■ **Record list**:
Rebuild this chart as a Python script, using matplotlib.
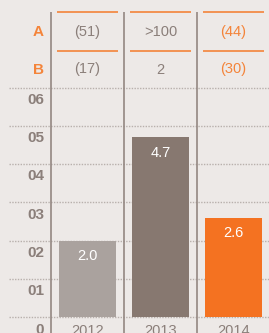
import matplotlib.pyplot as plt

# data
years = ['2012', '2013', '2014']
values = [2.0, 4.7, 2.6]
row_a = ['(51)', '>100', '(44)']
row_b = ['(17)', '2', '(30)']
y_ticks = [0, 1, 2, 3, 4, 5, 6]
y_tick_labels = ['0', '01', '02', '03', '04', '05', '06']

# colours
bg = '#ede9e7'
gray_txt = '#8b7f7a'
orange = '#f47221'
orange_txt = '#f4843a'
bar_colors = ['#aaa29e', '#877870', '#f47221']
table_colors = [gray_txt, gray_txt, orange_txt]

plt.rcParams['font.family'] = ['Liberation Sans', 'DejaVu Sans']

fig = plt.figure(figsize=(2.69, 3.33), dpi=100, facecolor=bg)
ax = fig.add_axes([0, 0, 1, 1])
ax.set_facecolor(bg)

px_x = 73.0   # pixels per column
px_y = 38.3   # pixels per unit
ax.set_xlim(-0.5 - 51 / px_x, -0.5 + 218 / px_x)
ax.set_ylim(-15.7 / px_y, 317.3 / px_y)
ax.axis('off')

x = list(range(len(years)))

# dotted grid lines + y labels
x0 = -0.5 - 42.5 / px_x
for t, lab in zip(y_ticks, y_tick_labels):
    ax.plot([x0, 3], [t, t], color='#b8b0ac', lw=1.0,
            linestyle=(0, (1, 1)), zorder=1)
    ax.text(-0.5 - 7 / px_x, t - 0.32, lab,
            ha='right', va='center', fontsize=11, fontweight='bold',
            color=gray_txt)

# vertical separators
top = 305.3 / px_y
ax.vlines([-0.5, 0.5, 1.5], -1, top, color='#938782', lw=1.2, zorder=2)

# bars
ax.bar(x, values, width=0.79, color=bar_colors, zorder=3)
for xi, v in zip(x, values):
    ax.text(xi, v - 0.41, f'{v:.1f}', ha='center', va='center',
            fontsize=10.5, color='white', zorder=4)

# table on top
ya = 285.6 / px_y
yb = 247.8 / px_y
for xi in x:
    for yl in (top, 266.8 / px_y):
        ax.plot([xi - 0.42, xi + 0.42], [yl, yl], color=orange_txt,
                lw=1.2, solid_capstyle='butt', zorder=2)
    ax.text(xi, ya, row_a[xi], ha='center', va='center', fontsize=10.5,
            color=table_colors[xi])
    ax.text(xi, yb, row_b[xi], ha='center', va='center', fontsize=10.5,
            color=table_colors[xi])
ax.text(-0.5 - 7 / px_x, ya, 'A', ha='right', va='center', fontsize=11,
        fontweight='bold', color=orange_txt)
ax.text(-0.5 - 7 / px_x, yb, 'B', ha='right', va='center', fontsize=11,
        fontweight='bold', color=orange_txt)

# year labels
for xi, yr in zip(x, years):
    ax.text(xi, -0.36, yr, ha='center', va='center', fontsize=10.5,
            color=gray_txt)

fig.savefig('out.png', dpi=100, facecolor=bg)
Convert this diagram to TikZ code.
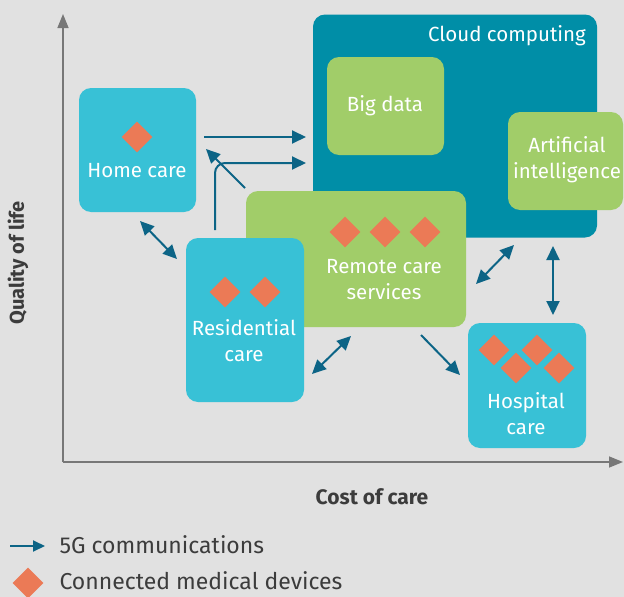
\documentclass[tikz,border=0pt]{standalone}
\usepackage{fontspec}
\setmainfont{Fira Sans}
\usetikzlibrary{arrows.meta,shapes.geometric}

\definecolor{bgrey}{HTML}{E1E1E1}
\definecolor{cloudteal}{HTML}{008EA7}
\definecolor{boxgreen}{HTML}{A1CD69}
\definecolor{boxcyan}{HTML}{38C1D6}
\definecolor{linkblue}{HTML}{0C6486}
\definecolor{devorange}{HTML}{EB7A56}
\definecolor{axisgrey}{HTML}{777777}
\definecolor{txtgrey}{HTML}{3C3C3C}

\tikzset{
	box/.style={rounded corners=12pt, inner sep=0pt},
	dev/.style={diamond, fill=devorange, minimum size=31pt, inner sep=0pt},
	lbl/.style={text=white, font=\fontsize{20.5}{26}\selectfont, align=center},
	link/.style={draw=linkblue, line width=2pt, -{Triangle[length=14pt,width=13pt]}},
	twolink/.style={link, {Triangle[length=14pt,width=13pt]}-{Triangle[length=14pt,width=13pt]}},
	axis/.style={draw=axisgrey, line width=1.5pt, -{Triangle[length=14pt,width=11pt]}}
}

\begin{document}
\begin{tikzpicture}[x=1pt,y=-1pt]

\fill[bgrey] (0,0) rectangle (624,597);
\useasboundingbox (0,0) rectangle (624,597);

% axes
\coordinate (o) at (63,462);
\coordinate (ytop) at (63,14);
\coordinate (xend) at (623,462);
\draw[axis] (o) -- (ytop);
\draw[axis] (o) -- (xend);
\node[rotate=90, text=txtgrey, font=\bfseries\fontsize{20}{24}\selectfont] (qol) at (18,263) {Quality of life};
\node[text=txtgrey, font=\bfseries\fontsize{21}{24}\selectfont] (coc) at (372,497) {Cost of care};

% boxes
\node[box, fill=cloudteal, minimum width=284pt, minimum height=223pt] (cloud) at (455,126) {};
\node[box, fill=boxgreen, minimum width=117pt, minimum height=98pt] (big) at (385.5,106) {};
\node[box, fill=boxgreen, minimum width=115pt, minimum height=98pt] (ai) at (565.5,161) {};
\node[box, fill=boxcyan, minimum width=117pt, minimum height=124pt] (home) at (137.5,150) {};
\node[box, fill=boxgreen, minimum width=220pt, minimum height=136pt] (remote) at (356,259) {};
\node[box, fill=boxcyan, minimum width=118pt, minimum height=164pt] (resid) at (245,320) {};
\node[box, fill=boxcyan, minimum width=118pt, minimum height=125pt] (hosp) at (527,385.5) {};

\node[lbl] (cloudtxt) at (507,36) {Cloud computing};
\node[lbl] (bigtxt) at (385,106) {Big data};
\node[lbl] (aitxt) at (567,160) {Artificial\\intelligence};
\node[lbl] (hometxt) at (137,171) {Home care};
\node[lbl] (remotetxt) at (384,280) {Remote care\\services};
\node[lbl] (residtxt) at (244,341) {Residential\\care};
\node[lbl] (hosptxt) at (526,414) {Hospital\\care};

% devices
\node[dev] (d1) at (137,137) {};
\foreach \x in {345,385,425}
	\node[dev] at (\x,232) {};
\foreach \x in {225,265}
	\node[dev] at (\x,292) {};
\node[dev] (h1) at (494,350) {};
\node[dev] (h2) at (537,350) {};
\node[dev] (h3) at (516,368) {};
\node[dev] (h4) at (559,368) {};

% links
\coordinate (a1) at (204,137);
\coordinate (a2) at (306,137);
\coordinate (b1) at (215,230);
\coordinate (b2) at (306,163);
\coordinate (c1) at (245,188);
\coordinate (c2) at (206,149);
\coordinate (e1) at (140,221);
\coordinate (e2) at (177,259);
\coordinate (f1) at (312,374);
\coordinate (f2) at (351,336);
\coordinate (g1) at (421,335);
\coordinate (g2) at (460,375);
\coordinate (k1) at (476,284);
\coordinate (k2) at (514,245);
\coordinate (m1) at (553,246);
\coordinate (m2) at (553,315);

\draw[link] (a1) -- (a2);
\draw[link, rounded corners=10pt] (b1) |- (b2);
\draw[link] (c1) -- (c2);
\draw[twolink] (e1) -- (e2);
\draw[twolink] (f1) -- (f2);
\draw[link] (g1) -- (g2);
\draw[twolink] (k1) -- (k2);
\draw[twolink] (m1) -- (m2);

% legend
\coordinate (l1) at (10,546);
\coordinate (l2) at (45,546);
\draw[link, -{Triangle[length=12pt,width=11pt]}] (l1) -- (l2);
\node[dev] (ldev) at (28,583) {};
\node[anchor=west, text=txtgrey, font=\fontsize{23}{26}\selectfont] (ltxt1) at (56,545) {5G communications};
\node[anchor=west, text=txtgrey, font=\fontsize{23}{26}\selectfont] (ltxt2) at (56,581) {Connected medical devices};

\end{tikzpicture}
\end{document}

■ **Task objective**:
In the records above, find the line containing "table_colors = [gray_txt, gray_txt, orange_txt]" and output every line from the first through that one, exactly, omitting pictures.

■ **Exercise answer**:
Rebuild this chart as a Python script, using matplotlib.
import matplotlib.pyplot as plt

# data
years = ['2012', '2013', '2014']
values = [2.0, 4.7, 2.6]
row_a = ['(51)', '>100', '(44)']
row_b = ['(17)', '2', '(30)']
y_ticks = [0, 1, 2, 3, 4, 5, 6]
y_tick_labels = ['0', '01', '02', '03', '04', '05', '06']

# colours
bg = '#ede9e7'
gray_txt = '#8b7f7a'
orange = '#f47221'
orange_txt = '#f4843a'
bar_colors = ['#aaa29e', '#877870', '#f47221']
table_colors = [gray_txt, gray_txt, orange_txt]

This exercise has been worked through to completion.